About the middle of the month of June, Whitefield set out on a three weeks’ tour to Gloucester, Bristol, and the west of England. “Thousands and thousands,” says he, “flocked in Gloucestershire; and here, in Bristol, the congregations fall little short of those in London.” At Bath, he preached several times in the house of Lady Gertrude Hotham; Lord Chesterfield, Mrs. Grinfield, Mrs. Bevan,[368] and other members of the aristocracy being among his hearers.

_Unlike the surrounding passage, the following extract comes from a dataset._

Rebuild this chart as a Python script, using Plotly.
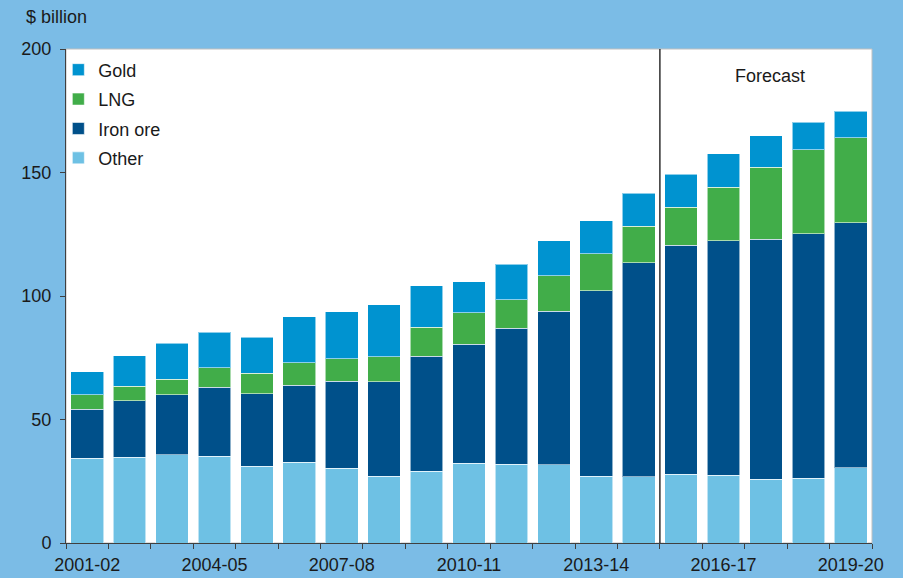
import plotly.graph_objects as go

years = ["2001-02", "2002-03", "2003-04", "2004-05", "2005-06", "2006-07", "2007-08",
         "2008-09", "2009-10", "2010-11", "2011-12", "2012-13", "2013-14", "2014-15",
         "2015-16", "2016-17", "2017-18", "2018-19", "2019-20"]
other = [34.3, 34.8, 35.8, 35.1, 31.0, 32.7, 30.2, 27.0, 29.1, 32.3, 31.9, 31.6, 27.1, 26.9,
         27.8, 27.4, 25.8, 26.2, 30.5]
iron_ore = [19.8, 22.7, 24.2, 27.9, 29.4, 31.1, 35.3, 38.3, 46.6, 48.1, 55.0, 62.2, 75.0, 86.6,
            92.8, 95.0, 97.2, 99.0, 99.1]
lng = [5.9, 5.9, 6.3, 8.0, 8.4, 9.1, 9.0, 10.1, 11.6, 12.8, 11.5, 14.3, 15.0, 14.8,
       15.3, 21.6, 29.2, 34.0, 34.5]
gold = [9.4, 12.4, 14.5, 14.4, 14.5, 18.7, 19.1, 21.1, 16.9, 12.6, 14.4, 14.3, 13.3, 13.3,
        13.4, 13.6, 12.6, 11.2, 10.7]
tick_labels = [y if i % 3 == 0 else "" for i, y in enumerate(years)]

series = [
    ("Other", other, "#6EC1E4", 4),
    ("Iron ore", iron_ore, "#00508A", 3),
    ("LNG", lng, "#41AD49", 2),
    ("Gold", gold, "#0093D0", 1),
]

fig = go.Figure()
for name, vals, col, rank in series:
    fig.add_trace(go.Bar(
        x=years, y=vals, name=name, legendgroup=name, legendrank=rank,
        marker=dict(color=col, line=dict(color="rgba(255,255,255,0.55)", width=1)),
    ))

FONT = "Liberation Sans, Arial, sans-serif"
fig.update_layout(
    width=903, height=578,
    barmode="stack", bargap=0.23,
    paper_bgcolor="#7BBCE6", plot_bgcolor="white",
    margin=dict(l=66, r=31, t=49, b=35, autoexpand=False),
    font=dict(family=FONT, size=18, color="#1a1a1a"),
    showlegend=True,
    legend=dict(x=-0.0095, y=0.995, xanchor="left", yanchor="top",
                traceorder="grouped", tracegroupgap=3,
                bgcolor="rgba(0,0,0,0)", font=dict(size=18, color="#1a1a1a"),
                itemwidth=30),
    xaxis=dict(type="category", tickmode="array", tickvals=years, ticktext=tick_labels,
               tickson="boundaries", ticks="outside", ticklen=5, tickcolor="#404040",
               showline=True, linecolor="#404040", linewidth=1, showgrid=False,
               tickangle=0, tickfont=dict(size=18), ticklabelstandoff=5,
               range=[-0.5, 18.5], automargin=False),
    yaxis=dict(range=[0, 200], tickvals=[0, 50, 100, 150, 200], ticks="outside",
               ticklen=5, tickcolor="#404040", showline=True, linecolor="#404040",
               linewidth=1, showgrid=False, zeroline=False, tickfont=dict(size=18),
               ticklabelstandoff=5, automargin=False),
    shapes=[
        dict(type="rect", xref="paper", yref="paper", x0=0, x1=1, y0=0, y1=1,
             line=dict(color="#c0c0c0", width=1), layer="below"),
        dict(type="line", xref="x", yref="paper", x0=13.5, x1=13.5, y0=0, y1=1,
             line=dict(color="#303030", width=1.5)),
    ],
    annotations=[
        dict(text="$ billion", xref="paper", yref="paper", x=-0.052, y=1.065,
             xanchor="left", yanchor="middle", showarrow=False, font=dict(size=18)),
        dict(text="Forecast", xref="x", yref="y", x=16.1, y=189.2, showarrow=False,
             font=dict(size=18)),
    ],
)

fig.write_html("out.html", config={"displayModeBar": False},
               post_script="document.body.style.margin='0';")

On the 1st of July, Lady Anne Hastings, after a short illness, was removed to her eternal rest, in the sixty-fifth year of her age.[369] Whitefield heard of this event at Bristol, and, on his return to London, wrote as follows to the Countess of Huntingdon:—
“London, July 11, 1755.
“Ever-honoured Madam,—Yesterday, about noon, after being worn down with travelling, and preaching twice and thrice a day in Gloucestershire, at Bath, and Bristol, a gracious Providence brought me to town. At Bristol, I heard of the death of good Lady Anne. Alas! how many has your ladyship lived to see go before you! An earnest this, I hope, that you are to live to a good old age, and be more and more a mother in Israel. A short, but sweet character. God knows how long I am to drag this crazy load, my body, along. Blessed be His holy name! I have not one attachment to earth. I am sick of myself, sick of the world, sick of the Church, and am panting daily after the full enjoyment of my God. John Cennick is now added to the happy number of thosewho are called to see Him as He is.[370] I do not envy, but I want to follow after him.